■ EXERCISE DESCRIPTION ■
In the records below, find the line that contains "Give me the Chart.js source for this chart." and the line that contains "120, 140, 160];"; write out exactly those two lines and everything between them, without the pictures.

■ MATERIAL SHOWN ■
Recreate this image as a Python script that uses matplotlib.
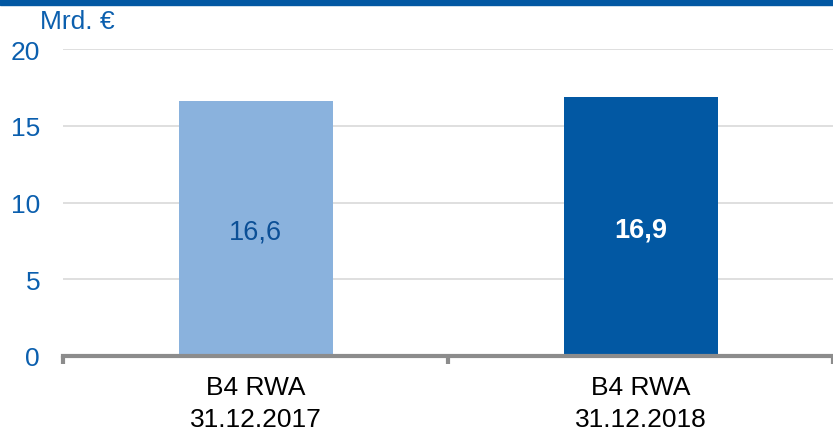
import matplotlib
matplotlib.use("Agg")
import matplotlib.pyplot as plt
from matplotlib.patches import Rectangle

categories = ["B4 RWA\n31.12.2017", "B4 RWA\n31.12.2018"]
values = [16.6, 16.9]
value_labels = ["16,6", "16,9"]
yticks = [0, 5, 10, 15, 20]

plt.rcParams['font.family'] = ['Liberation Sans', 'DejaVu Sans']

W, H = 833, 431
fig = plt.figure(figsize=(W/100, H/100), dpi=100)
ax = fig.add_axes([63/W, (H-357)/H, (W-63)/W, (357-50)/H])

bar_colors = ["#8AB2DD", "#0258A3"]
text_colors = ["#0B4F96", "white"]
text_weights = ["normal", "bold"]
x = list(range(len(categories)))
ax.bar(x, values, width=0.4, color=bar_colors, zorder=3)
for xi, v, lab, c, w in zip(x, values, value_labels, text_colors, text_weights):
    ax.text(xi, v/2 - 0.2, lab, ha='center', va='center', color=c, fontsize=19.5, fontweight=w, zorder=4)

ax.set_xlim(-0.5, 1.5)
ax.set_ylim(0, 20)
ax.set_yticks(yticks)
ax.set_yticklabels([str(t) for t in yticks], color="#0B5FAE", fontsize=19)
ax.tick_params(axis='y', length=0, pad=16.5)
ax.grid(axis='y', color="#D9D9D9", linewidth=1.2, zorder=0)

ax.set_xticks([-0.5, 0.5, 1.5], minor=False)
ax.set_xticklabels([])
ax.tick_params(axis='x', which='major', length=6, width=3, color="#8C8C8C", direction='out')
ax.set_xticks(x, minor=True)
ax.set_xticklabels(categories, minor=True, fontsize=19, color="black", linespacing=1.4)
ax.tick_params(axis='x', which='minor', length=0, pad=14)

for s in ['top', 'right', 'left']:
    ax.spines[s].set_visible(False)
ax.spines['bottom'].set_color("#8C8C8C")
ax.spines['bottom'].set_linewidth(3)
ax.spines['bottom'].set_zorder(5)

fig.text(40/W, (H-22)/H, "Mrd. €", color="#0B5FAE", fontsize=19, ha='left', va='center')
fig.add_artist(Rectangle((0, (H-6)/H), 1, 6/H, transform=fig.transFigure, color="#0258A3", clip_on=False))

fig.savefig("out.png", dpi=100)
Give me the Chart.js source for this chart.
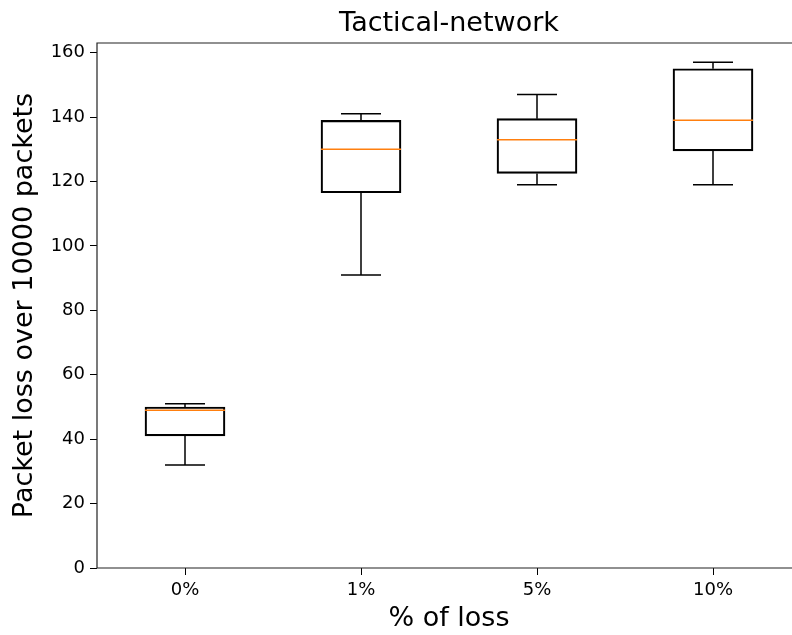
<!DOCTYPE html>
<html>
<head>
<meta charset="utf-8">
<script src="https://cdn.jsdelivr.net/npm/chart.js@4/dist/chart.umd.min.js"></script>
<style>
  html, body { margin: 0; padding: 0; background: #fff; overflow: hidden; }
</style>
</head>
<body>
<canvas id="box_chart" width="812" height="635"></canvas>
<script>
  const chartTitle = 'Tactical-network';
  const categories = ['0%', '1%', '5%', '10%'];
  const whiskerLow = [32, 91, 119, 119];
  const q1 = [41, 116.5, 122.5, 129.5];
  const median = [49, 130, 133, 139];
  const q3 = [50, 139, 139.5, 155];
  const whiskerHigh = [51, 141, 147, 157];
  const yTicks = [0, 20, 40, 60, 80, 100, 120, 140, 160];

  // whiskers, caps, medians, spines and the title (centred over the axes like matplotlib)
  const boxExtras = {
    id: 'boxExtras',
    afterDatasetsDraw(chart) {
      const { ctx, chartArea, scales: { x, y } } = chart;
      ctx.save();
      ctx.lineWidth = 1.5;
      categories.forEach((c, i) => {
        const cx = x.getPixelForValue(i + 1);
        ctx.strokeStyle = '#000';
        ctx.beginPath();
        ctx.moveTo(cx, y.getPixelForValue(q3[i]));
        ctx.lineTo(cx, y.getPixelForValue(whiskerHigh[i]));
        ctx.moveTo(cx, y.getPixelForValue(q1[i]));
        ctx.lineTo(cx, y.getPixelForValue(whiskerLow[i]));
        ctx.moveTo(cx - 20, y.getPixelForValue(whiskerHigh[i]));
        ctx.lineTo(cx + 20, y.getPixelForValue(whiskerHigh[i]));
        ctx.moveTo(cx - 20, y.getPixelForValue(whiskerLow[i]));
        ctx.lineTo(cx + 20, y.getPixelForValue(whiskerLow[i]));
        ctx.stroke();
        ctx.strokeStyle = '#ff7f0e';
        ctx.beginPath();
        ctx.moveTo(cx - 40, y.getPixelForValue(median[i]));
        ctx.lineTo(cx + 40, y.getPixelForValue(median[i]));
        ctx.stroke();
      });
      ctx.strokeStyle = '#222';
      ctx.lineWidth = 1.2;
      ctx.beginPath();
      ctx.moveTo(chartArea.right, chartArea.top);
      ctx.lineTo(chartArea.left, chartArea.top);
      ctx.lineTo(chartArea.left, chartArea.bottom);
      ctx.lineTo(chartArea.right, chartArea.bottom);
      ctx.stroke();

      ctx.fillStyle = '#000';
      ctx.font = '27px "DejaVu Sans"';
      ctx.textAlign = 'center';
      ctx.textBaseline = 'alphabetic';
      ctx.fillText(chartTitle, (chartArea.left + chartArea.right) / 2, 31);
      ctx.restore();
    }
  };

  new Chart(document.getElementById('box_chart'), {
    type: 'bar',
    data: {
      datasets: [{
        data: categories.map((c, i) => ({ x: i + 1, y: [q1[i], q3[i]] })),
        backgroundColor: 'rgba(255,255,255,0)',
        borderColor: '#000',
        borderWidth: 1.5,
        borderSkipped: false,
        barThickness: 80
      }]
    },
    options: {
      responsive: false,
      animation: false,
      layout: { padding: { left: 0, right: 11, top: 43, bottom: 0 } },
      plugins: {
        legend: { display: false },
        tooltip: { enabled: false },
        title: { display: false }
      },
      scales: {
        x: {
          type: 'linear',
          min: 0.5,
          max: 4.5,
          offset: false,
          afterBuildTicks: (scale) => { scale.ticks = categories.map((c, i) => ({ value: i + 1 })); },
          afterFit: (scale) => { scale.height = 67; },
          border: { display: false },
          grid: { offset: false, drawOnChartArea: false, drawTicks: true, tickLength: 7, color: '#000' },
          ticks: {
            color: '#000',
            padding: 5,
            maxRotation: 0,
            font: { family: 'DejaVu Sans', size: 18 },
            callback: (v) => categories[v - 1]
          },
          title: {
            display: true,
            text: '% of loss',
            color: '#000',
            font: { family: 'DejaVu Sans', size: 27 },
            padding: { top: 0, bottom: 0 }
          }
        },
        y: {
          min: 0,
          max: 163,
          afterBuildTicks: (scale) => { scale.ticks = yTicks.map(v => ({ value: v })); },
          afterFit: (scale) => { scale.width = 97; },
          border: { display: false },
          grid: { drawOnChartArea: false, drawTicks: true, tickLength: 7, color: '#000' },
          ticks: {
            color: '#000',
            padding: 5,
            font: { family: 'DejaVu Sans', size: 18 }
          },
          title: {
            display: true,
            text: 'Packet loss over 10000 packets',
            color: '#000',
            font: { family: 'DejaVu Sans', size: 27 },
            padding: { top: 9, bottom: 0 }
          }
        }
      }
    },
    plugins: [boxExtras]
  });
</script>
</body>
</html>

■ WRITTEN SOLUTION ■
Give me the Chart.js source for this chart.
<!DOCTYPE html>
<html>
<head>
<meta charset="utf-8">
<script src="https://cdn.jsdelivr.net/npm/chart.js@4/dist/chart.umd.min.js"></script>
<style>
  html, body { margin: 0; padding: 0; background: #fff; overflow: hidden; }
</style>
</head>
<body>
<canvas id="box_chart" width="812" height="635"></canvas>
<script>
  const chartTitle = 'Tactical-network';
  const categories = ['0%', '1%', '5%', '10%'];
  const whiskerLow = [32, 91, 119, 119];
  const q1 = [41, 116.5, 122.5, 129.5];
  const median = [49, 130, 133, 139];
  const q3 = [50, 139, 139.5, 155];
  const whiskerHigh = [51, 141, 147, 157];
  const yTicks = [0, 20, 40, 60, 80, 100, 120, 140, 160];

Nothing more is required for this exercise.